The services that are brought up for the local compose are as follows:

  • postgres - Saves task run state and other persistance

  • redis - Stores the task queue

  • webserver - The web interface for monitoring and administrating DAGs

  • scheduler - The airflow scheduler that will periodically scan for tasks to add to the queue

  • worker - The worker that will consume tasks from the queue and perform the actual operations

  • flower - a tool for inspecting the work queue

Development Connections

DAGs are often pipelines that are built to integrate various data environments, and thus having data sources and destinations are essential to developing and running DAGs. For security reasons, many internal data sources and destinations are not available to a developer’s local machine, as they would be in a production environment. This results in the developer needing to find ways to provide data to the DAG and a place to store and analyze the results. A common method to accomplish this involves setting up or obtaining access to sources and destinations that the developer has access to via altered connections.

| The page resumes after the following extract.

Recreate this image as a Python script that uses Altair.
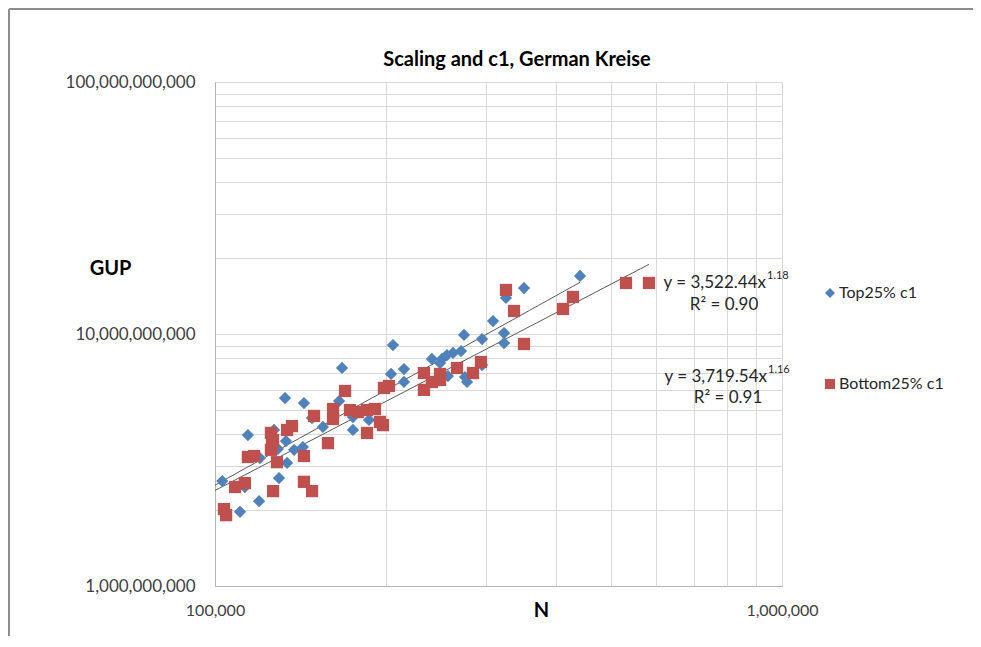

Connections required for development, eg: an API token or local database credentials, may be configured through the .env file. This is where standard airflow connections may be defined and picked up from airflow. They have the form:

AIRFLOW_CONN_MY_CONN=https://user:pass@url

Because often these connections will have secret information, the .env file should not be committed and is listed in the .gitignore by default.

Deployment Connections

Although a connection may be configured and used locally, it does not mean that it is available once the DAG is deployed properly. Work will need to be done with the devops team to ensure that the required connections and credentials are available in the deployment environments.